On Behalf of | Nov 24, 2023 | Estate Litigation |

Trust litigation is often necessary to settle disputes regarding the creation, administration or distribution of a trust. A grantor or settlor creates a trust to protect their family and estate. They name a trustee to manage the trust and distribute the assets to their beneficiaries. The trustee has a fiduciary relationship with the grantor and the beneficiaries. They must oversee the administration and distribution of the trust in good faith and with the utmost level of loyalty and honesty.

However, nefarious trustees abuse their position of trust for their own advantage and gain. They breach their fiduciary duty by undermining the integrity of the trust and robbing the beneficiaries of their rightful inheritance.

When does a trustee breach their fiduciary duty?

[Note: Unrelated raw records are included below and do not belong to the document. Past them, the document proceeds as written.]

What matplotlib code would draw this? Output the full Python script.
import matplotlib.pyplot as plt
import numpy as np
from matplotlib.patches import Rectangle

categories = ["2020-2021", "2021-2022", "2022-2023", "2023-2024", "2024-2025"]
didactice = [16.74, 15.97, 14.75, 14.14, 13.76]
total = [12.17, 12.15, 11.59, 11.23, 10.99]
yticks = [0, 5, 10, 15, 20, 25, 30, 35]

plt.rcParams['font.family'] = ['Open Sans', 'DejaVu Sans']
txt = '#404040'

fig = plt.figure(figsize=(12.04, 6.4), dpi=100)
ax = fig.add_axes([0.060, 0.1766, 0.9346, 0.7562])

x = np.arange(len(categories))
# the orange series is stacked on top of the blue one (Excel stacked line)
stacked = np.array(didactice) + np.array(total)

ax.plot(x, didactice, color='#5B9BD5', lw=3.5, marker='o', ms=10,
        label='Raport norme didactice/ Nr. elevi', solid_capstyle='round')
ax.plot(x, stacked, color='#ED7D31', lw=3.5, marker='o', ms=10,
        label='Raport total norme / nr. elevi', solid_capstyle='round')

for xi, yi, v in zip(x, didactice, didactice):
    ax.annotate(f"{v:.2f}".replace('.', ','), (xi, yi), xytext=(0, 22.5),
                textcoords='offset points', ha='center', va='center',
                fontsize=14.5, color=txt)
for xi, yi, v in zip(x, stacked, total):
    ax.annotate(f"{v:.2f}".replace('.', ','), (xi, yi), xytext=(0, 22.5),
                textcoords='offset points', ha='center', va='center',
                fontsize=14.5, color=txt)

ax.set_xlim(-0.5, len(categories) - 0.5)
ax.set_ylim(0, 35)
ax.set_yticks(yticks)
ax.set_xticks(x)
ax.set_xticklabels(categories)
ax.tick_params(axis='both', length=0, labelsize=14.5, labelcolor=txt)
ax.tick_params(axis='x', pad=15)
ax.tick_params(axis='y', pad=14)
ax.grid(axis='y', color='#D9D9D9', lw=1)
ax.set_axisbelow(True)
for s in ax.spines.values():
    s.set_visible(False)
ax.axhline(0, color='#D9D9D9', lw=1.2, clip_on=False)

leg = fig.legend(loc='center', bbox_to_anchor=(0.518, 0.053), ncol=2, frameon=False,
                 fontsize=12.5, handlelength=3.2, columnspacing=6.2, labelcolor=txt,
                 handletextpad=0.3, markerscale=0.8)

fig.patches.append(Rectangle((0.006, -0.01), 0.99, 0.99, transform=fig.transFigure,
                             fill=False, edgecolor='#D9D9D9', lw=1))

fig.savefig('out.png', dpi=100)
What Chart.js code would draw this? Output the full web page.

A breach of fiduciary duty involving estate matters is a civil cause of action in Florida. Any interested party, such as a beneficiary or grantor, can file a lawsuit against the trustee when they believe the trustee is breaching their duty. A trustee breaches their duty when they:

  • Fail to maintain adequate trust records and documentation
  • Misappropriate or embezzle trust assets
  • Commingle or merge their assets with the trust assets
  • Mismanage the trust and deplete trust assets
  • Give unfair preferential treatment to some beneficiaries over others
  • Engage in third-party dealings with conflicts of interest

Beneficiaries may even challenge the validity of the trust document if they believe the trustee obtained their position by exerting undue influence over the grantor.

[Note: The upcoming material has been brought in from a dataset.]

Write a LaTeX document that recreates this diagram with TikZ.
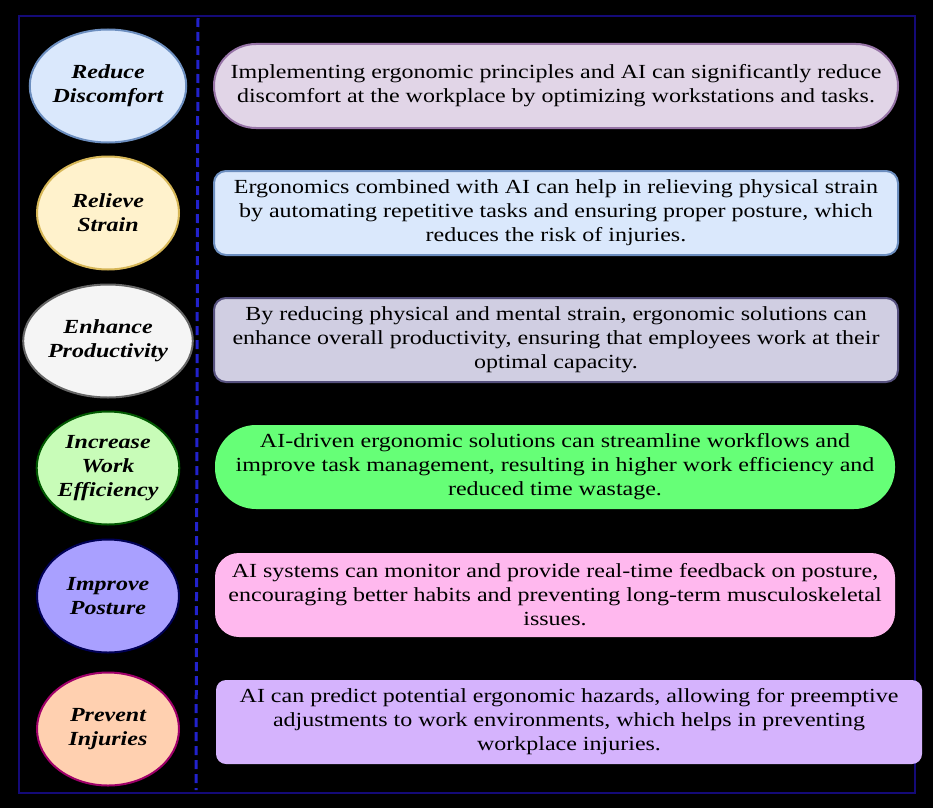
\documentclass[tikz,border=0pt]{standalone}
\usepackage{fontspec}
\setmainfont[FakeStretch=1.2]{Liberation Serif}
\usetikzlibrary{shapes.geometric}
\begin{document}
\begin{tikzpicture}[x=1pt,y=-1pt,
  lab/.style={ellipse,draw,line width=2pt,minimum width=142pt,minimum height=113pt,inner sep=0pt,align=center,font=\fontsize{20}{24}\selectfont\bfseries\itshape},
  box/.style={draw,line width=2pt,minimum width=684pt,minimum height=84pt,align=center,font=\fontsize{20}{24}\selectfont}]
\useasboundingbox (0,0) rectangle (933,808);
\fill[black] (0,0) rectangle (933,808);
\draw[line width=2.5pt,color={rgb,255:red,20;green,10;blue,120}] (19,16) rectangle (915,793);
\draw[line width=3pt,color={rgb,255:red,34;green,34;blue,204},dash pattern=on 9pt off 5pt] (198,18) coordinate (t) -- (196,790) coordinate (b);
\definecolor{f1}{HTML}{DAE8FC}\definecolor{d1}{HTML}{6C8EBF}
\definecolor{f2}{HTML}{FFF2CC}\definecolor{d2}{HTML}{D6B656}
\definecolor{f3}{HTML}{F5F5F5}\definecolor{d3}{HTML}{666666}
\definecolor{f4}{HTML}{C8FCB8}\definecolor{d4}{HTML}{005700}
\definecolor{f5}{HTML}{A9A0FF}\definecolor{d5}{HTML}{000055}
\definecolor{f6}{HTML}{FFD0B0}\definecolor{d6}{HTML}{A0006A}
\definecolor{b1}{HTML}{E1D5E7}\definecolor{e1}{HTML}{9673A6}
\definecolor{b3}{HTML}{D0CEE2}\definecolor{e3}{HTML}{56517E}
\definecolor{b4}{HTML}{66FF77}
\definecolor{b5}{HTML}{FFB8EE}
\definecolor{b6}{HTML}{D5B3FD}
\node[lab,fill=f1,draw=d1] (l1) at (108,86) {Reduce\\Discomfort};
\node[lab,fill=f2,draw=d2] (l2) at (108,213) {Relieve\\Strain};
\node[lab,fill=f3,draw=d3] (l3) at (108,341) {Enhance\\Productivity};
\node[lab,fill=f4,draw=d4] (l4) at (108,468) {Increase\\Work\\Efficiency};
\node[lab,fill=f5,draw=d5] (l5) at (108,596) {Improve\\Posture};
\node[lab,fill=f6,draw=d6] (l6) at (108,729) {Prevent\\Injuries};
\node[box,fill=b1,draw=e1,rounded corners=42pt] (t1) at (556,86) {Implementing ergonomic principles and AI can significantly reduce\\discomfort at the workplace by optimizing workstations and tasks.};
\node[box,fill=f1,draw=d1,rounded corners=12pt] (t2) at (556,213) {Ergonomics combined with AI can help in relieving physical strain\\by automating repetitive tasks and ensuring proper posture, which\\reduces the risk of injuries.};
\node[box,fill=b3,draw=e3,rounded corners=12pt] (t3) at (556,340) {By reducing physical and mental strain, ergonomic solutions can\\enhance overall productivity, ensuring that employees work at their\\optimal capacity.};
\node[box,fill=b4,draw=none,minimum width=680pt,rounded corners=41pt] (t4) at (555,467) {AI-driven ergonomic solutions can streamline workflows and\\improve task management, resulting in higher work efficiency and\\reduced time wastage.};
\node[box,fill=b5,draw=none,minimum width=680pt,rounded corners=24pt] (t5) at (555,595) {AI systems can monitor and provide real-time feedback on posture,\\encouraging better habits and preventing long-term musculoskeletal\\issues.};
\node[box,fill=b6,draw=none,minimum width=706pt,rounded corners=10pt] (t6) at (569,722) {AI can predict potential ergonomic hazards, allowing for preemptive\\adjustments to work environments, which helps in preventing\\workplace injuries.};
\end{tikzpicture}
\end{document}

The removal of a trustee does not exonerate the trustee

Interested parties may initiate legal actions to remove the trustee from their position. Proceedings for the removal of the trustee will not absolve them from liability. Under certain circumstances, the trustee who breached their duty may have to compensate the beneficiaries for depriving them of their fair share of the estate.

When a person chooses their personal representative, they believe that person will honor their wishes even when they are no longer alive. A trustee should always act in the best interests of the grantor and the beneficiaries the grantor entrusted them to protect.